There was no reason to exclude it, once I was thinking clearly
about the comparisons.

> 
> I don't have any use for it, but the XFS case is decrementing free
> space to determine if ENOSPC has been hit. It's the opposite
> implemention to shmem, which increments used space to determine if
> ENOSPC is hit.

Right.

> 
> > It's definitely not allowing all the possibilities that you could arrange
> > with a separate compare and add; whether it's ruling out some useful
> > possibilities to which it can easily be generalized, I'm not sure.
> > 
> > Well worth a look - but it'll be easier for me to break it than get
> > it right, so I might just stick to adding some comments.
> > 
> > I might find that actually I prefer your way round: getting slower
> > as approaching 0, without any need for specifying a limit??  That the
> > tmpfs case pushed it in this direction, when it's better reversed?  Or
> > that might be an embarrassing delusion which I'll regret having mentioned.
> 
> I think there's cases for both approaching and upper limit from
> before and a lower limit from above. Both are the same "compare and
> add" algorithm, just with minor logic differences...

Good, thanks, you've saved me: I was getting a bit fundamentalist there,
thinking to offer one simplest primitive from which anything could be
built.  But when it came down to it, I had no enthusiam for rewriting
tmpfs's used_blocks as free_blocks, just to avoid that limit argument.

> 
> > > Hence I think this looks like a "add if result is less than"
> > > operation, which is distinct from then "add if result is greater
> > > than" operation that we use this same pattern for in XFS and ext4.
> > > Perhaps a better name is in order?
> > 
> > The name still seems good to me, but a comment above it on its
> > assumptions/limitations well worth adding.
> > 
> > I didn't find a percpu_counter_compare() in ext4, and haven't got
> 
> Go search for EXT4_FREECLUSTERS_WATERMARK....

Ah, not a percpu_counter_compare() user, but doing its own thing.

> 
> > far yet with understanding the XFS ones: tomorrow...
> 
> XFS detects being near ENOSPC to change the batch update size so
> taht when near ENOSPC the percpu counter always aggregates to the
> global sum on every modification. i.e. it becomes more accurate (but
> slower) near the ENOSPC threshold.

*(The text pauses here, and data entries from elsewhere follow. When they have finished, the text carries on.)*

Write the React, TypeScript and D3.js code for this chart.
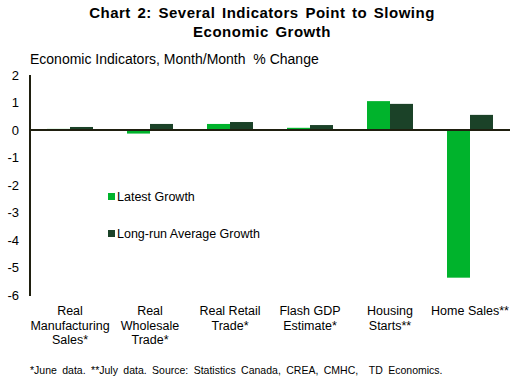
import React, { useEffect, useRef } from 'react'
import * as d3 from 'd3'

const categories = [
  ['Real', 'Manufacturing', 'Sales*'],
  ['Real', 'Wholesale', 'Trade*'],
  ['Real Retail', 'Trade*'],
  ['Flash GDP', 'Estimate*'],
  ['Housing', 'Starts**'],
  ['Home Sales**'],
]
const latestGrowth = [0.04, -0.13, 0.22, 0.08, 1.05, -5.37]
const longRunGrowth = [0.11, 0.22, 0.29, 0.18, 0.95, 0.55]
const seriesNames = ['Latest Growth', 'Long-run Average Growth']
const yTicks = [2, 1, 0, -1, -2, -3, -4, -5, -6]

const colors = ['#00b32c', '#1b4228']
const font = 'Arial, "Liberation Sans", sans-serif'

export default function App() {
  const ref = useRef<SVGSVGElement>(null)

  useEffect(() => {
    const svg = d3.select(ref.current)
    svg.selectAll('*').remove()
    const width = 515
    const margin = { left: 30, right: 5, top: 75, bottom: 88 }
    const plotW = width - margin.left - margin.right

    const x = d3.scaleBand<number>()
      .domain(d3.range(categories.length))
      .range([margin.left, margin.left + plotW])
    const y = d3.scaleLinear().domain([2, -6]).range([75, 295])

    // title
    const title = svg.append('text')
      .attr('text-anchor', 'middle')
      .attr('font-family', font)
      .attr('font-weight', 'bold')
      .attr('font-size', 15)
      .attr('letter-spacing', 0.5)
      .attr('word-spacing', 2)
      .attr('fill', '#000')
    title.append('tspan').attr('x', 262).attr('y', 18).text('Chart 2: Several Indicators Point to Slowing')
    title.append('tspan').attr('x', 262).attr('y', 37).text('Economic Growth')

    svg.append('text')
      .attr('x', 30).attr('y', 64)
      .attr('font-family', font).attr('font-size', 14)
      .style('white-space', 'pre')
      .text('Economic Indicators, Month/Month  % Change')

    // y tick labels
    svg.selectAll('text.ytick')
      .data(yTicks)
      .enter()
      .append('text')
      .attr('class', 'ytick')
      .attr('x', 19)
      .attr('y', d => y(d) + 4.5)
      .attr('text-anchor', 'end')
      .attr('font-family', font)
      .attr('font-size', 13)
      .text(d => d)

    // bars
    const barW = 23
    const series = [latestGrowth, longRunGrowth]
    series.forEach((vals, s) => {
      svg.selectAll(`rect.s${s}`)
        .data(vals)
        .enter()
        .append('rect')
        .attr('class', `s${s}`)
        .attr('x', (d, i) => x(i)! + x.bandwidth() / 2 - barW + s * barW)
        .attr('y', d => y(Math.max(0, d)))
        .attr('width', barW)
        .attr('height', d => Math.abs(y(d) - y(0)))
        .attr('fill', colors[s])
    })

    // axes
    svg.append('line')
      .attr('x1', 30).attr('x2', 30)
      .attr('y1', y(2)).attr('y2', y(-6) + 1)
      .attr('stroke', '#1f1f0f').attr('stroke-width', 2)
    svg.append('line')
      .attr('x1', 30).attr('x2', margin.left + plotW)
      .attr('y1', y(0)).attr('y2', y(0))
      .attr('stroke', '#1f1f0f').attr('stroke-width', 2)

    // category labels
    categories.forEach((lines, i) => {
      const t = svg.append('text')
        .attr('text-anchor', 'middle')
        .attr('font-family', font)
        .attr('font-size', 12.5)
      lines.forEach((l, j) => {
        t.append('tspan')
          .attr('x', x(i)! + x.bandwidth() / 2)
          .attr('y', 315 + j * 14.5)
          .text(l)
      })
    })

    // legend
    seriesNames.forEach((name, s) => {
      const ly = 196 + s * 37
      svg.append('rect')
        .attr('x', 108).attr('y', ly - 3)
        .attr('width', 7).attr('height', 7)
        .attr('fill', colors[s])
      svg.append('text')
        .attr('x', 117).attr('y', ly + 4.5)
        .attr('font-family', font).attr('font-size', 12.5)
        .text(name)
    })

    // footnote
    svg.append('text')
      .attr('x', 30).attr('y', 374)
      .attr('font-family', font).attr('font-size', 10.5)
      .attr('word-spacing', 2.5)
      .style('white-space', 'pre')
      .text('*June data. **July data. Source: Statistics Canada, CREA, CMHC,  TD Economics.')
  }, [])

  return (
    <svg ref={ref} width={515} height={384}
      style={{ position: 'absolute', left: 0, top: 0, background: '#fff' }} />
  )
}
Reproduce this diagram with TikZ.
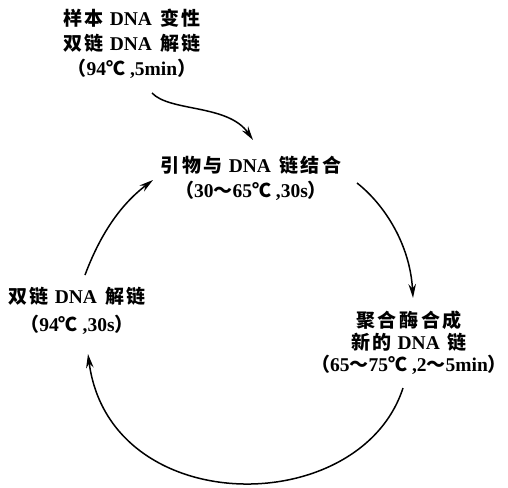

Then if the result of the
> subtraction ends up being less than zero, it takes a lock (i.e. goes
> even slower!), undoes the subtraction that took it below zero, and
> determines if it can dip into the reserve pool or ENOSPC should be
> reported.
> 
> Some of that could be optimised, but we need that external "lock and
> undo" mechanism to manage the reserve pool space atomically at
> ENOSPC...

Thanks for going above and beyond with the description; but I'll be
honest and admit that I only looked quickly, and did not reach any
conclusion as to whether such usage could or should be converted
to percpu_counter_limited_add() - which would never take any XFS
locks, of course, so might just end up doubling the slow work.

But absolutely I agree with you, and thank you for pointing out,
how stupidly useless percpu_counter_limited_add() was for decrementing -
it was nothing more than a slow way of doing percpu_counter_sub().

I'm about to send in a 9/8, extending it to be more useful: thanks.